James Van Der Beek is a proud dad again. On Monday, the Dawson’s Creek actor celebrated welcoming his sixth child with his wife, Kimberly, by posting a gallery of photos and videos on Instagram. “Humbled and overjoyed to announce the safe, happy arrival of Jeremiah Van Der Beek,” he wrote.
But it hasn’t been an easy road for the parents. James, 44, shared that Kimberly, 38, experienced two late-term miscarriages before the birth of Jeremiah.
“After experiencing late-term #pregnancyloss twice in a row (both at 17+ weeks), we kept this one quiet. Truthfully, I was terrified when I found out,” he wrote.
Kimberly told The Make Down podcast that these experiences were, understandably, both emotionally and physically hard on her. “I understand that I am very blessed to be able to birth five children. I’ve also had five miscarriages, two of which were really hard experiences,” she said. “The last two miscarriages, they’ve been really extreme. The one in November, it was losing a ton of blood, losing consciousness over and over again and feeling like, ‘Am I going to die?’”

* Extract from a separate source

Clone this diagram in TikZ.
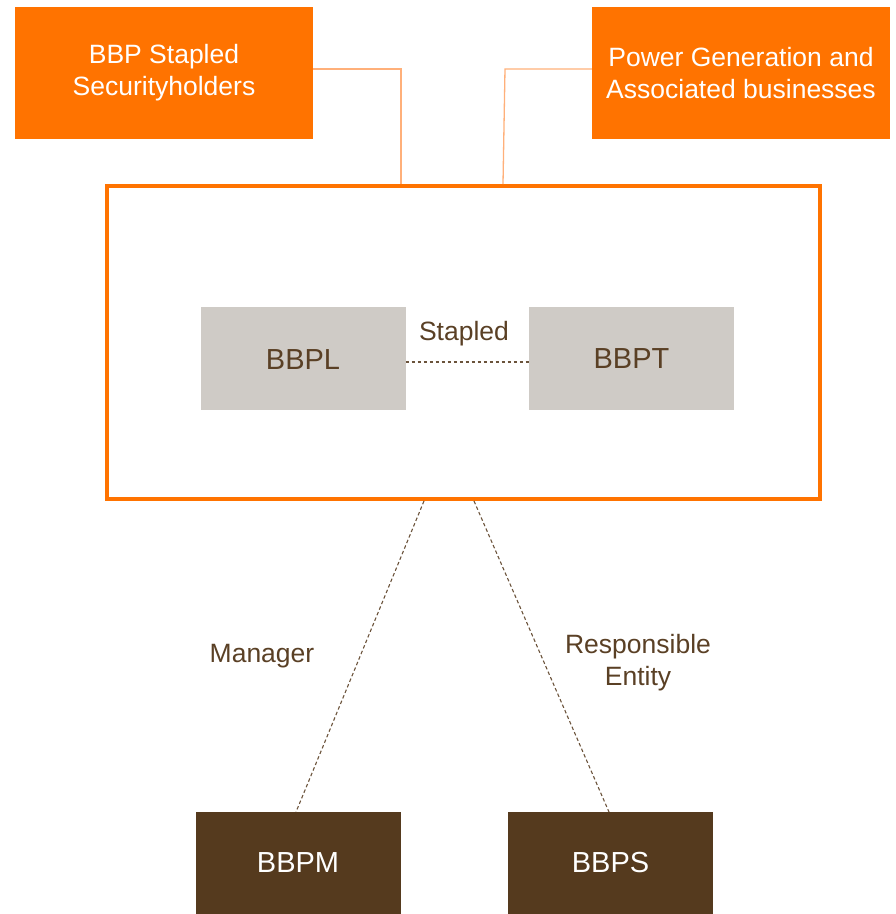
\documentclass[tikz,border=0pt]{standalone}
\usepackage{fontspec}
\setmainfont{Liberation Sans}
\definecolor{orng}{HTML}{FF7300}
\definecolor{lorng}{HTML}{FFB07A}
\definecolor{greybox}{HTML}{CFCBC6}
\definecolor{brownbox}{HTML}{553A1E}
\definecolor{browntxt}{HTML}{5A4025}
\begin{document}
\begin{tikzpicture}[x=1pt,y=-1pt,
  topbox/.style={fill=orng, draw=none, minimum width=298pt, minimum height=132pt, text=white, align=center, font=\fontsize{26.5}{32}\selectfont, inner sep=0pt},
  greyb/.style={fill=greybox, draw=none, minimum width=205pt, minimum height=103pt, text=browntxt, font=\fontsize{29}{34}\selectfont, inner sep=0pt},
  brownb/.style={fill=brownbox, draw=none, minimum width=205pt, minimum height=102pt, text=white, font=\fontsize{29}{34}\selectfont, inner sep=0pt},
  lbl/.style={text=browntxt, align=center, font=\fontsize{26.5}{32}\selectfont, inner sep=0pt},
  linkline/.style={draw=lorng, line width=1.3pt},
  dashline/.style={draw=browntxt!90, line width=1.1pt, dash pattern=on 3.5pt off 2.5pt}
]
\useasboundingbox (0,0) rectangle (896,914);
\node[topbox] (sec) at (164,73) {BBP Stapled\\Securityholders};
\node[topbox] (pow) at (741,73) {Power Generation and\\Associated businesses};
\node[draw=orng, line width=4pt, minimum width=713pt, minimum height=313pt, inner sep=0pt] (big) at (463.5,342.5) {};
\node[greyb, text depth=0pt] (bbpl) at (303,358.5) {\raisebox{-3pt}{BBPL}};
\node[greyb] (bbpt) at (631.5,358.5) {\raisebox{-3pt}{BBPT}};
\node[brownb] (bbpm) at (298,863) {\raisebox{-2pt}{BBPM}};
\node[brownb] (bbps) at (610.5,863) {\raisebox{-2pt}{BBPS}};
\coordinate (c1) at (401,184);
\coordinate (c2) at (503,184);
\coordinate (e1) at (401,69);
\coordinate (e2) at (505,69);
\draw[linkline] (sec.east |- e1) -- (e1) -- (c1);
\draw[linkline] (pow.west |- e2) -- (e2) -- (c2);
\draw[dashline] (bbpl.east |- 0,362) -- (bbpt.west |- 0,362);
\node[lbl] (stap) at (464,334) {Stapled};
\coordinate (m1) at (424,501);
\coordinate (m2) at (296,812);
\coordinate (r1) at (474,501);
\coordinate (r2) at (609,812);
\draw[dashline] (m1) -- (m2);
\draw[dashline] (r1) -- (r2);
\node[lbl] (mgr) at (262,656) {Manager};
\node[lbl] (re) at (638,663) {Responsible\\Entity};
\end{tikzpicture}
\end{document}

In James’s post, he shared what was different this time around. “We found a doctor here in Texas who diagnosed the last two as having been caused by an ‘incompetent cervix.’” If that term makes your skin crawl, James is with you: “I asked him what kind of misogynistic old dude invented that term and he laughed—which made me like him even more.” As James notes, this complication has other names as well, like having a “weak cervix.” (Cervical insufficiency is another term for it, but “incompetent cervix” is still very much in use.)
The cervix is the lower part of the uterus that opens into the vagina. In a healthy pregnancy, the cervix remains closed and firm until you approach your due date, when it begins to soften, get shorter, and open. In the case of cervical insufficiency, it begins to open too soon, potentially leading to premature birth or pregnancy loss, according to the Mayo Clinic.